Entah apa juga yang melatarbelakanginya, padahal kalau dilihat dari penghasilan yang diberikan oleh negara sesuai jabatannya tersebut, sebenarnya sudah sangat lebih dari cukup.
Yah bisa jadi karena gaya hidup mewah, pergaulan sosialita, dan entahlah apa, yang pasti untuk ukuran penghasilan Jaksa Pinangki sesuai jabatannya tersebut sangatlah cukup untuk bertahan hidup dalam kesehariannya.
Jelas saja, bila dihadapkan dengan fakta dan realita yang terjadi ini, maka semakin terlihat dengan mata kepala di hadapan publik, bahwa memang benar adanya, bahwa memang ada terjadi ketidakberesan terkait kinerja hukum yang berlaku di negeri ini, bagaimana tercorengnya harga diri hukum, akibat ulah dan permainan laknat oknum-oknum bejat yang tidak bertanggung jawab tersebut.
Stigma bahwa "hukum bisa dibeli" dan "aparat hukum bisa dibeli", terpampang nyata sekaligus menjadi fakta yang tak terbantahkan dalam pusaran kasus Djoko Tjandra ini.

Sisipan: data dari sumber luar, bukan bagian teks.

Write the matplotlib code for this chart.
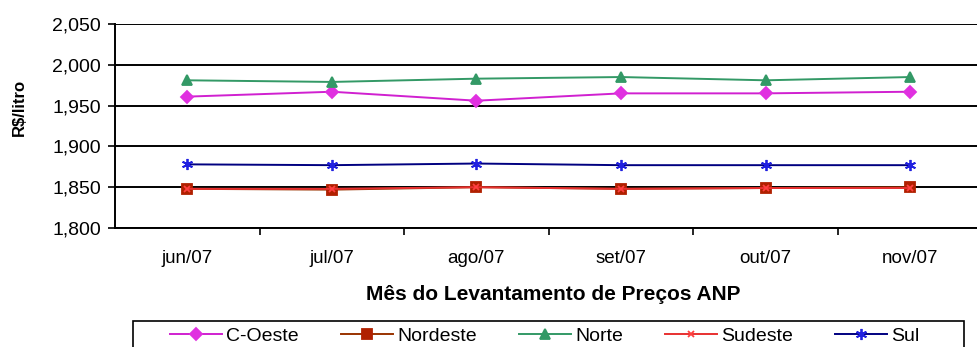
import matplotlib.pyplot as plt
import numpy as np
from matplotlib.patches import Rectangle
from matplotlib.ticker import FixedLocator, FuncFormatter

plt.rcParams.update(
    {
        "font.family": ["Liberation Sans", "DejaVu Sans"],
        "font.size": 13,
        "text.color": "black",
        "xtick.color": "black",
        "ytick.color": "black",
    }
)

# Data (R$/litro)
meses = ["jun/07", "jul/07", "ago/07", "set/07", "out/07", "nov/07"]
c_oeste = [1.961, 1.967, 1.956, 1.965, 1.965, 1.967]
nordeste = [1.848, 1.847, 1.850, 1.848, 1.849, 1.850]
norte = [1.981, 1.979, 1.983, 1.985, 1.981, 1.985]
sudeste = [1.848, 1.848, 1.850, 1.848, 1.849, 1.849]
sul = [1.878, 1.877, 1.879, 1.877, 1.877, 1.877]

W, H = 978, 347
fig = plt.figure(figsize=(W / 100, H / 100), dpi=100)
ax = fig.add_axes([115 / W, 1 - 228 / H, 1 - 115 / W, (228 - 24) / H])

x = np.arange(len(meses))
series = [
    ("C-Oeste", c_oeste, "#D020D0", "D", 6, "#E030E0"),
    ("Nordeste", nordeste, "#993300", "s", 7, "#B02000"),
    ("Norte", norte, "#339966", "^", 7, "#339966"),
    ("Sudeste", sudeste, "#E83030", "x", 5, "#FF4040"),
    ("Sul", sul, "#000080", (6, 2, 0), 8, "#2020E0"),
]
for name, vals, lc, mk, ms, mc in series:
    ax.plot(x, vals, color=lc, lw=1.4, marker=mk, ms=ms, mfc=mc, mec=mc,
            mew=1.3, label=name, zorder=3)

ax.set_xlim(-0.5, -0.5 + (W - 115) / 144.6)
ax.set_ylim(1.8, 2.05)
ax.set_yticks(np.arange(1.8, 2.051, 0.05))
ax.yaxis.set_major_formatter(FuncFormatter(lambda v, p: f"{v:.3f}".replace(".", ",")))
ax.grid(axis="y", color="black", lw=1.4)
ax.set_axisbelow(True)

ax.xaxis.set_major_locator(FixedLocator(x))
ax.set_xticklabels(meses, fontsize=13.5)
ax.xaxis.set_minor_locator(FixedLocator(np.arange(0.5, 6, 1)))
ax.tick_params(axis="x", which="major", length=0, pad=16)
ax.tick_params(axis="x", which="minor", length=5, width=1.2, direction="out")
ax.tick_params(axis="y", length=5, width=1.2, pad=5, labelsize=14)

for s in ["top", "right"]:
    ax.spines[s].set_visible(False)
for s in ["left", "bottom"]:
    ax.spines[s].set_linewidth(1.4)

fig.text(19 / W, 1 - 107 / H, "R\\$/litro", rotation=90, ha="center", va="center",
         fontweight="bold", fontsize=12)
fig.text(553 / W, 1 - 295 / H, "Mês do Levantamento de Preços ANP",
         ha="center", va="center", fontweight="bold", fontsize=15)

# Legend box, cut off at the bottom edge like the original
fig.patches.append(
    Rectangle((133 / W, -0.05), (964 - 133) / W, 1 - 321 / H + 0.05,
              transform=fig.transFigure, fill=False, ec="black", lw=1.2)
)
leg = fig.legend(
    loc="upper left",
    bbox_to_anchor=(170 / W, 1 - 327 / H),
    ncol=5,
    frameon=False,
    handlelength=2.7,
    handletextpad=0.2,
    columnspacing=2.15,
    borderpad=0,
    borderaxespad=0,
    fontsize=14,
)

plt.savefig("out.png", dpi=100)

Bahkan tidak menutup kemungkinan, pusaran kasus Djoko Tjandra tersebut, bisa saja akan turut menyeret keterlibatan oknum-oknum aparatur negara yang lainnya ataupun juga oknum sipil yang lainnya.
Ya, memang sungguh sangat ironi, miris dan sangat memprihatinkan, karena publik dipertontonkan kebobrokan-kebobrokan berkaitan dengan kinerja hukum di negeri ini.
Bagaimana publik bisa percaya dengan kinerja hukum, dan menghargai hukum di negeri ini, kalau aparatur penegaknya, ataupun orang-orang yang berkompeten didalamnya, ada yang menjadi para bajingan tengik, para penjahat laknat pengkhianat bangsa dan negara ini.
Sehingga, inilah kiranya yang perlu jadi catatan penting bagi pemerintah, agar kiranya menjadi bahan pertimbangan untuk melakukan evaluasi yang lebih mendalam bagi kedepannya, apalagi juga bila berkaitan dengan reformasi birokrasi.
Bagaimana pemerintah harus bisa mengembalikan kepercayaan publik terhadap kinerja hukum di negeri ini, termasuk juga dalam kaitanya dengan pelaksanaan program reformasi birokrasi.
Dan artinya juga disini, bila berkaitan dengan ranah ruang reformasi birokrasi, maka hal ini sangat perlu menjadi catatan penting bagi Kemen PAN-RB.
Terkait bagaimana meneliti dan menilai, mutu dan kualitas, kelayakan dan kepantasan seluruh orang-orang yang akan ditempatkan menduduki posisi jabatan eselon di pemerintahan, baik itu pemerintah pusat maupun pemerintah daerah.